Ah, yes, you’ll remember Jonah Keri’s article from last month, “The Marlins Were Probably an Elite Closer Away From Winning the World Series.”

They cannot help themselves. For they are Marlins. This is what they do. The Earth’s grandfather clock is not audible to all, but it must be obeyed by those who hear its eternal ticking and tocking.

Checklist of completely nonsensical predictions

As these predictions are proven incorrect, I will quietly delete them.

The Royals will trade just about everybody. They have a significant projected payroll — just under the Nationals’, but just above the A’s and the Rays put together.

Do not weep for the dynasty that wasn’t. Marvel at the fact that the Royals won the danged World Series with a mix of homegrown talent and right time/right place acquisitions.

Chris Sale will not be traded. The White Sox are asking for the best young talent — the easiest, cheapest young players to project in baseball — and they should. The other teams are flagging their demands as spam because they should. The White Sox have the leverage, and unless there’s a Trea Turner, Alex Bregman, or Dansby Swanson coming back, why bother with anything else?

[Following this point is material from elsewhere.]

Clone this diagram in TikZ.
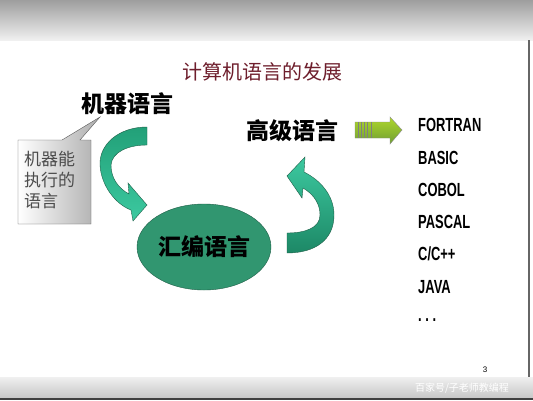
\documentclass[tikz,border=0pt]{standalone}
\usepackage{fontspec}
\setmainfont{Liberation Sans}
\newfontfamily\cjk{Noto Sans CJK SC}
\usetikzlibrary{positioning,shapes.geometric}

\definecolor{titulo}{HTML}{6E1E2C}
\definecolor{verdeosc}{HTML}{319670}
\definecolor{verdeborde}{HTML}{1E5E47}
\definecolor{verdeclaro}{HTML}{3CC9A0}
\definecolor{verdemed}{HTML}{22A078}
\definecolor{lima}{HTML}{8CC63F}

\tikzset{
	lenguaje/.style={font=\cjk\bfseries\fontsize{23}{23}\selectfont, inner sep=0pt},
	listado/.style={font=\bfseries\fontsize{19}{19}\selectfont, anchor=west, inner sep=0pt},
}

\begin{document}
\begin{tikzpicture}[x=1pt, y=-1pt]
			% Fondo de la diapositiva
				\useasboundingbox (0,0) rectangle (533,400);
				\fill[white] (0,0) rectangle (533,400);
				\shade[top color=black!38, bottom color=black!6] (0,0) rectangle (533,40);
				\shade[top color=black!6, bottom color=black!22] (0,377) rectangle (533,398);
				\fill[black!75] (0,398) rectangle (533,400);
				\draw[black!60, line width=1.2pt] (529,40) -- (529,377);
				\node (marca) at (462,388) {\cjk\fontsize{10}{10}\selectfont\color{white}百家号/子老师教编程};
				\node (pagina) at (485,370) {\fontsize{8}{8}\selectfont 3};
			
			% Titulo
				\node (titulo) at (262,72) {\cjk\fontsize{20}{20}\selectfont\color{titulo}计算机语言的发展};
			
			% Lenguajes
				\node[lenguaje] (maquina) at (127,104) {机器语言};
				\node[lenguaje] (alto) at (292,131) {高级语言};
				\node[lenguaje, ellipse, draw=verdeborde, fill=verdeosc, minimum width=134pt, minimum height=86pt] (ensamblador) at (204,247) {汇编语言};
			
			% Nota
				\shade[left color=white, right color=black!32, draw=black!65] (18,140) -- (62,140) -- (100,117) -- (80,140) -- (91,140) -- (91,224) -- (18,224) -- cycle;
				\node[anchor=north west, align=left, inner sep=0pt, text=black!70, font=\cjk\fontsize{17}{21}\selectfont] (nota) at (24,151) {机器能\\执行的\\语言};
			
			% Flechas curvas
				\shade[top color=verdemed, bottom color=verdeclaro, draw=verdeborde] (147,127) .. controls (118,127) and (99,145) .. (100,165) .. controls (101,185) and (115,204) .. (131,210) -- (133,221) -- (147,205) -- (128,183) -- (129,194) .. controls (118,188) and (111,178) .. (111,165) .. controls (112,152) and (128,145) .. (147,145) -- cycle;
				\shade[top color=verdeclaro, bottom color=verdemed!85!black, draw=verdeborde] (287,253) .. controls (315,253) and (334,240) .. (334,215) .. controls (334,195) and (320,180) .. (304,172) -- (305,157) -- (287,176) -- (302,198) -- (303,188) .. controls (315,195) and (320,205) .. (320,215) .. controls (320,228) and (305,233) .. (287,233) -- cycle;
			
			% Flecha hacia la lista
				\shade[top color=lima!70!yellow, bottom color=lima!80!black, draw=black!45] (355,122) -- (390,122) -- (390,117) -- (402,130) -- (390,144) -- (390,138) -- (355,138) -- cycle;
				\draw[black!50] (358,122) -- (358,138) (361,122) -- (361,138) (364,122) -- (364,138) (367,122) -- (367,138) (371,122) -- (371,138);
			
			% Lista de lenguajes
				\node[listado] (fortran) at (418,125) {\scalebox{0.68}[1]{FORTRAN}};
				\node[listado] (basic) at (418,158) {\scalebox{0.68}[1]{BASIC}};
				\node[listado] (cobol) at (418,190) {\scalebox{0.68}[1]{COBOL}};
				\node[listado] (pascal) at (418,222) {\scalebox{0.68}[1]{PASCAL}};
				\node[listado] (cpp) at (418,254) {\scalebox{0.68}[1]{C/C++}};
				\node[listado] (java) at (418,287) {\scalebox{0.68}[1]{JAVA}};
				\node[listado] (etc) at (418,320) {\scalebox{0.68}[1]{.\ .\ .}};
		\end{tikzpicture}
\end{document}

The Dodgers will trade for Justin Verlander and Evan Longoria on the same day, even if that’s ridiculous. At least I didn’t predict Sale. That will happen the next day.

There’s something about these two that makes far too much sense. Verlander already has Los Angeles ties. Longoria is the right combination of proven star and affordably expensive that the Dodgers have targeted over the last couple years. They’ve been a weird mix of pragmatic spending and reticent roster construction, but this seems like the right offseason in which to pounce.

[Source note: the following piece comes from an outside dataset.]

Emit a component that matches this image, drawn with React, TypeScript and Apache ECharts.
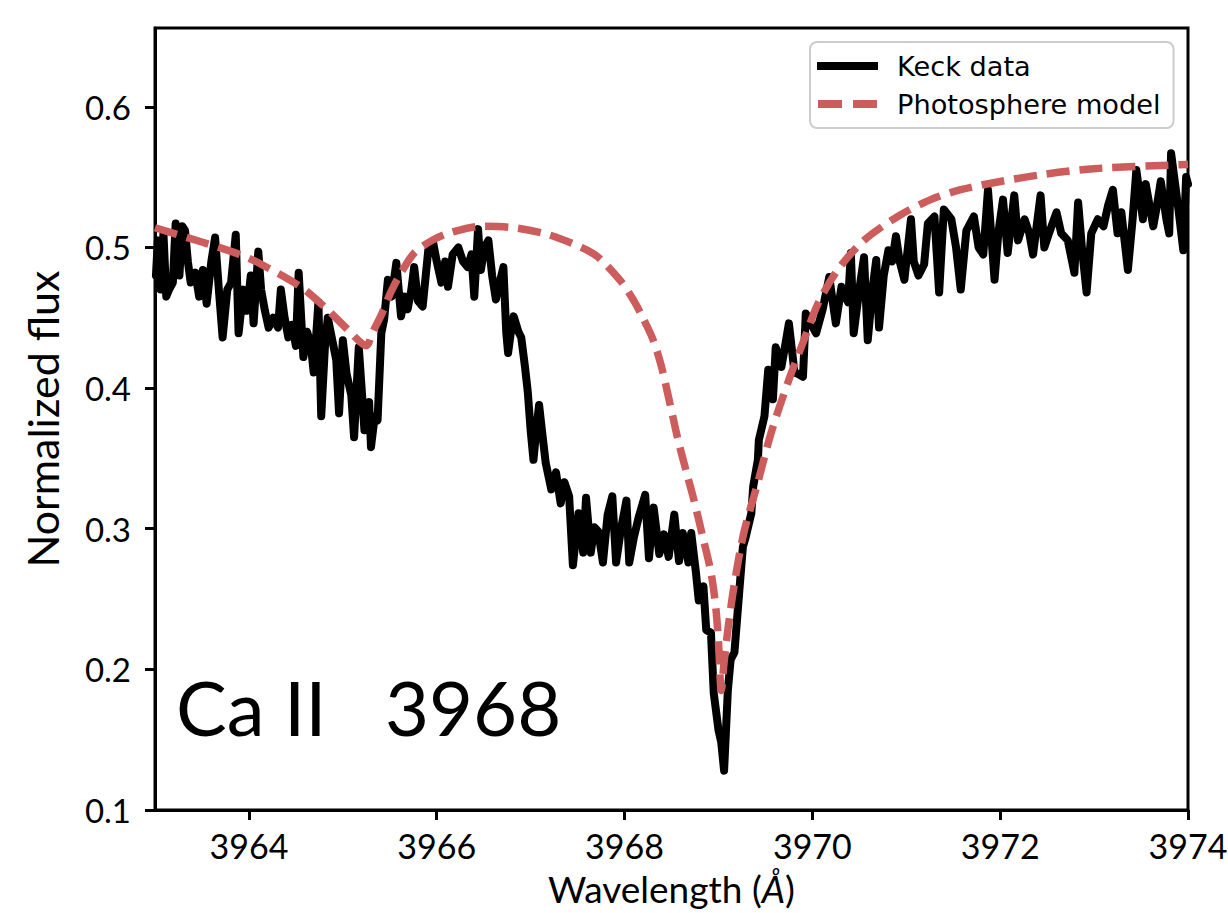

The Twins will sign Jason Hammel to a three-year, $36 million contract. I don’t want to pick on the Twins, but this seems like a completely obvious move. Hammel would help other teams more, and the Twins would be better off doing just about anything else, but the best way to introduce a new front office is by confirming they’re doing everything the old front office did.

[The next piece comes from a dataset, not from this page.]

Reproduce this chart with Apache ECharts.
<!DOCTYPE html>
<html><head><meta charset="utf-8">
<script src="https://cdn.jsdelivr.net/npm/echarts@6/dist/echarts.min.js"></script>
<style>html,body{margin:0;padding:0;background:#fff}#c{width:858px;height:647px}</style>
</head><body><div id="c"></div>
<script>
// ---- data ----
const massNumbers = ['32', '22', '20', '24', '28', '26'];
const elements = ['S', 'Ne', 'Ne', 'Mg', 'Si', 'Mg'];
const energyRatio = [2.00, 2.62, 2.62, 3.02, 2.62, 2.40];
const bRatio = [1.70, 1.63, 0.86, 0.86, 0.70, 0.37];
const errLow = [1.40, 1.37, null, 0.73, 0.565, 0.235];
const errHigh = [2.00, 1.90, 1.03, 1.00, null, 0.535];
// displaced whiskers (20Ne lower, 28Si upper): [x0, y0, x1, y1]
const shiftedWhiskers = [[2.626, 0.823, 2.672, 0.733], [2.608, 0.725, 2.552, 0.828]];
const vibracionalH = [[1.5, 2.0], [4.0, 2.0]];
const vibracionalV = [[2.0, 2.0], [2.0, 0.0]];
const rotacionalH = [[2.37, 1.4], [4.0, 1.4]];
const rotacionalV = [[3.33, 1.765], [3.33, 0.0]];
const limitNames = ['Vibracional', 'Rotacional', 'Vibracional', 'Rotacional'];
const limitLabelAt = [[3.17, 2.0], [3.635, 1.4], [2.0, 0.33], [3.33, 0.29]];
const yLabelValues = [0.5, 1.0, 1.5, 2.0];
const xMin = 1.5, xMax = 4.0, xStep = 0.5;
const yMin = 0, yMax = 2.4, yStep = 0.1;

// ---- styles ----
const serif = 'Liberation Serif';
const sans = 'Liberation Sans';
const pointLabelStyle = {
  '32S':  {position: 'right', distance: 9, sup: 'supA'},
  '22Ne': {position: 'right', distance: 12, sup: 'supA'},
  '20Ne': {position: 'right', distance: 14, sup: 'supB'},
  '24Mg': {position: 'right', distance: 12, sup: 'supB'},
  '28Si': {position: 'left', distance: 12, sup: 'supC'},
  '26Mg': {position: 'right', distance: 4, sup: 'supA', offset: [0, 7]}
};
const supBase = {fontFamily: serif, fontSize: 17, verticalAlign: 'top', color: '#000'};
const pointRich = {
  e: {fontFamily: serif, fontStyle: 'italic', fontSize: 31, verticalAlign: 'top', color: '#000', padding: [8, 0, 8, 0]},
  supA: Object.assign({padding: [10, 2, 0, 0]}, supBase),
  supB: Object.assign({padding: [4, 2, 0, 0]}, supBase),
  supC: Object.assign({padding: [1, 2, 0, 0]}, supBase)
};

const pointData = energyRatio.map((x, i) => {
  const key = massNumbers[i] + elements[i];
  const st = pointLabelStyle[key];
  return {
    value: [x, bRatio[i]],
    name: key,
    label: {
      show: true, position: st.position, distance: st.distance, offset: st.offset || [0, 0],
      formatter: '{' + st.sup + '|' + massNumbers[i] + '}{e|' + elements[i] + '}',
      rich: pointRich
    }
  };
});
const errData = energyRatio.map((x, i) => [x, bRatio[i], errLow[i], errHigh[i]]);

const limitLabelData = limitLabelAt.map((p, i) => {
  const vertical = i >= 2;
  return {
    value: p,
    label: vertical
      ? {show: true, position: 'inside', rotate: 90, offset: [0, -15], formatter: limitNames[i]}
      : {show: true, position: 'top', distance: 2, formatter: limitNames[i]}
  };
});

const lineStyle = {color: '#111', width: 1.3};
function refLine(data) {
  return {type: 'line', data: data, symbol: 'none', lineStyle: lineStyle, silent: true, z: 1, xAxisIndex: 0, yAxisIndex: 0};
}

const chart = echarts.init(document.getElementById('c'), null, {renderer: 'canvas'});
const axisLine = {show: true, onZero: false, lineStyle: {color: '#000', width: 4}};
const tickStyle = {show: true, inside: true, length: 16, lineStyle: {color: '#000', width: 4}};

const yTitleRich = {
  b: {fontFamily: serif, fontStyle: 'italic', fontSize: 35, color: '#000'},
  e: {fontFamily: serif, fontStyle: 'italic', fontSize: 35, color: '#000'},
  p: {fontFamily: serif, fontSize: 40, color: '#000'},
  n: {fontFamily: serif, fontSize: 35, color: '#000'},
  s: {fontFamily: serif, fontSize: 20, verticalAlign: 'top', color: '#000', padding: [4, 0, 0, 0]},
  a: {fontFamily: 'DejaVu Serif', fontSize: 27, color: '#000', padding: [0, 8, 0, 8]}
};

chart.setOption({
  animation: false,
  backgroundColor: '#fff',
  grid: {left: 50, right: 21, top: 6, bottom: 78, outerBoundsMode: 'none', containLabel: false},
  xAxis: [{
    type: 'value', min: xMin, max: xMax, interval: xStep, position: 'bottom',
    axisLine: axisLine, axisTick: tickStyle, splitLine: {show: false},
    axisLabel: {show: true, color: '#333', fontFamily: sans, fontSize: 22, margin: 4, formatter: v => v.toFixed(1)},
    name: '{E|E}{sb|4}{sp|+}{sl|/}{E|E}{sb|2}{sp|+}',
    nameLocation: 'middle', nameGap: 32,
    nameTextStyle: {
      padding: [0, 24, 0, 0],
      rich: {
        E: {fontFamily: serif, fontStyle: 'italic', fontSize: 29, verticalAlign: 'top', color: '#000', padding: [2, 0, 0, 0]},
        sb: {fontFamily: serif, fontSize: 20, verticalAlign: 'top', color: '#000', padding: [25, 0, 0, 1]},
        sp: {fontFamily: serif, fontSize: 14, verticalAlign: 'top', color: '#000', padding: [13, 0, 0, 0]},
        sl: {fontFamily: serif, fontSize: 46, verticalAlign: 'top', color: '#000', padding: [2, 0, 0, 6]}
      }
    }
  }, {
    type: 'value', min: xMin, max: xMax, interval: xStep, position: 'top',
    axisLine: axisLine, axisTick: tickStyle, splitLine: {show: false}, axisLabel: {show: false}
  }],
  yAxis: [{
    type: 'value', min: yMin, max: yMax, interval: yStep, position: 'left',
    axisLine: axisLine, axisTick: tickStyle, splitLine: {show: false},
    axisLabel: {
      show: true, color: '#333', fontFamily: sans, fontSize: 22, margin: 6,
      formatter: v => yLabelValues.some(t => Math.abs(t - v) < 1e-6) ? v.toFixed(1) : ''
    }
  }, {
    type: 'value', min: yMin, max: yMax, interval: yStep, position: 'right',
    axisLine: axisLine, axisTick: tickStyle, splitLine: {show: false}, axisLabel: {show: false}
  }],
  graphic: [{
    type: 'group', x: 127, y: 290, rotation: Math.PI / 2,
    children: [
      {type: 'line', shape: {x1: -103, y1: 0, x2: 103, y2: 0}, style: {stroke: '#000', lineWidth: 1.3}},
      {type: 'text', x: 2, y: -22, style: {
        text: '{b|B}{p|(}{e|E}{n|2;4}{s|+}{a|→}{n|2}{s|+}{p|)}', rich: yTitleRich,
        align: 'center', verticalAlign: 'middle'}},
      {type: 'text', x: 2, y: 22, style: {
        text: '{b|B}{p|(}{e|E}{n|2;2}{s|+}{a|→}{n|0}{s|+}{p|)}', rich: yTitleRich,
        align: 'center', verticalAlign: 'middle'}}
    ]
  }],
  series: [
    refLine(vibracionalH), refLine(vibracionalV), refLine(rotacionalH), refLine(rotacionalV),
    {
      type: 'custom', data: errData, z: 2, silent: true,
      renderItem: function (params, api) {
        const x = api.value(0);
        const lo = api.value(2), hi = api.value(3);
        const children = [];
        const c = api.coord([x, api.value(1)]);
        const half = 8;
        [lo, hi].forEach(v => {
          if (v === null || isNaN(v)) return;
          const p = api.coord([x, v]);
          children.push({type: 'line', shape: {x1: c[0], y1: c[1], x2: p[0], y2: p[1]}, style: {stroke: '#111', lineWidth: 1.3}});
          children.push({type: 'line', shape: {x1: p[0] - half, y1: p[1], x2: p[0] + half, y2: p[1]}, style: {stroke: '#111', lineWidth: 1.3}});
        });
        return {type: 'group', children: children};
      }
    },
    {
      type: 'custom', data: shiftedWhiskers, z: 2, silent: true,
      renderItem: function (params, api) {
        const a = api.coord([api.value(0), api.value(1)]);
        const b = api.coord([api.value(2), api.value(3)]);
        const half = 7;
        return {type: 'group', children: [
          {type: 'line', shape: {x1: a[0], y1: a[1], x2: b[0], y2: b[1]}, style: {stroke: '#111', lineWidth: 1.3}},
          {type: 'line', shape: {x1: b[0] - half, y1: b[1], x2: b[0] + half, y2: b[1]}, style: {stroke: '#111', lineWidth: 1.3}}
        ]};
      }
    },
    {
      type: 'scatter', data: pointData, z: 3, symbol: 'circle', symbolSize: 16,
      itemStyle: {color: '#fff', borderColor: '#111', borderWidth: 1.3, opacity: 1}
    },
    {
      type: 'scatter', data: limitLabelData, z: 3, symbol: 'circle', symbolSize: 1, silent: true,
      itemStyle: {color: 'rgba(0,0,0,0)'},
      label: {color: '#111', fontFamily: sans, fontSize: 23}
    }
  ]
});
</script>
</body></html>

The Rangers will sign Jose Bautista and it will be funny. And awkward. But mostly funny. And also very awkward.

The Astros will win the offseason championship in six games. The offseason parade will be held on Houston Street, or whatever the big street is there, and it’s mandatory that you attend. Sorry.

Official Mystery Team of the 2016 Winter Meetings

The Marlins tipped their hand in their search for a big-money closer. They are no longer a mystery team. They are no longer allowed to roam the halls of Gaylord National Resort in a Matthew Lesko suit and ask agents to solve their riddles. They have to play by the rules.

The Rockies, though. The Rockies.

Consider that they have an absurd lineup foundation. Nolan Arenado and Trevor Story and D.J. LeMahieu, last year’s batting champ and Charlie Blackmon and Carlos Gonzalez. That’s some fortuitous health away from being the new 2015 Blue Jays, minus the Tulowitzki, in an ironic twist.

Except they need a first baseman, and they have since Todd Helton retired. On the market? Two players who would hit approximately a million billion home runs in Coors, Edwin Encarnacion and Mark Trumbo. The former is just speculation, but the latter is an actual rumor.

It’s worth noting that Trumbo’s defense has usually graded out OK at first. He might hit a million billion home runs for the Rockies and shed the butcher’s reputation he’s developed, possibly because he hasn’t found a team willing or able to shove him at first base for an entire year.

Or maybe the Rockies will sign Rich Hill because they need pitching. And when you’re looking for a pitcher to navigate Coors Field, you automatically start thinking about the curveball specialists.

(I will hedge my bets here and note that the Padres have exactly zero dollars invested in guaranteed contracts right now. Literally zero. If they wanted to absorb Albert Pujols’ contract, they absolutely could, and they would still be the lowest paid team in baseball.)

A fond farewell from the official Winter Meetings mascot, Chorbles

Look at the little scamp. He wants to designate you for assignment right now. Just look at him.

Happy Winter Meetings, baseball friends! Remember that everything that happens over the next few years will happen because of what happens this very week, but try not to get so nervous about it. Play it cool.